Understanding why something is happening is the key to also knowing if it is the right time to go for yourself. For example, a poor economy can turn a lot of people off to visiting a specific destination out of fear that the same level of services and accommodations may not be available while there. But, an economic downturn can also lead to a much better exchange rate, something that can save you hundreds of dollars as well. Thinking about these factors carefully can often lead to some travel opportunities that you might not have considered before.
Where to Go Now?
With all of this in mind, where should the opportunistic traveler be turning their attention now? As usual, there are a couple of places around the world that have suffered a drop in tourism in recent months where travel your travel dollar can go a lot further at the moment. Some of those include the following:
Nepal: Following the massive earthquake that hit the Himalaya in April 2015, Nepal has struggled to rebuild its tourism economy. While trekkers and climbers are starting to make their way back, the number of visitors to that country are way down compared to previous years. But, Nepal is safe and open for business, with most of the tourism infrastructure restored. If you've ever wanted to hike in the shadow of the highest peaks on the planet, now may be a great time to go.
Egypt: The Arab Spring brought a period of instability to Egypt that made it unsafe for visitors. But those days are long past, and now it is a relatively calm destination. Yes, there are still some occasional demonstrations and terrorist attacks, but those are generally not aimed at tourists but other factions within the country. Now days, many of the famous archeological sites – including the Pyramids and Sphinx – remain free from crowds and ready to welcome visitors, as they have for thousands of years.

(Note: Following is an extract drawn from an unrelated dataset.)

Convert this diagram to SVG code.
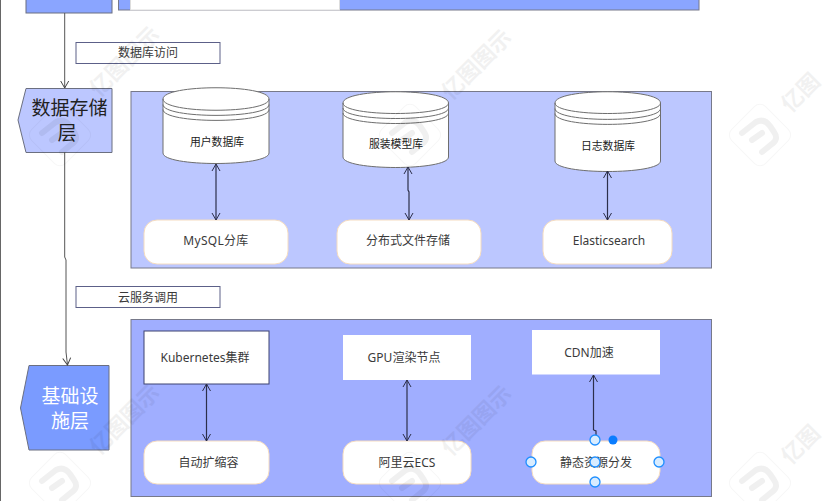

Ecuador: Much like Nepal, Ecuador suffered a major earthquake in 2016 that left some parts of the country in a shambles. But, it too has rebuilt admirably, and is now welcoming foreign visitors without any major problems. Most pass through the capital city of Quito on their way to the Galapagos Islands, which have remained a popular destination for decades. But opportunistic travelers will find other options on the mainland are more affordable than ever, including great treks to the summit of Cotopaxi and trips to the Amazon.
Want to take advantage of these opportunities yourself? Then be smart and vigilant when thinking about where you want to travel next. Watch the news and pay attention to what is happening around the globe. Then consider how you can take advantage of current trends to visit places that may have been too costly before. You might be surprised to find some destinations that you thought were out of reach are actually back on the table thanks to a temporary downturn fortunes.
Usually these types of situations are indeed temporary, as Africa has bounced back for instance and there are signs of life in Nepal's tourism economy too. So take advantage of these opportunities when they come, as they may pass you by very quickly.
Stay safe, have fun, and explore opportunistically. It can be very rewarding.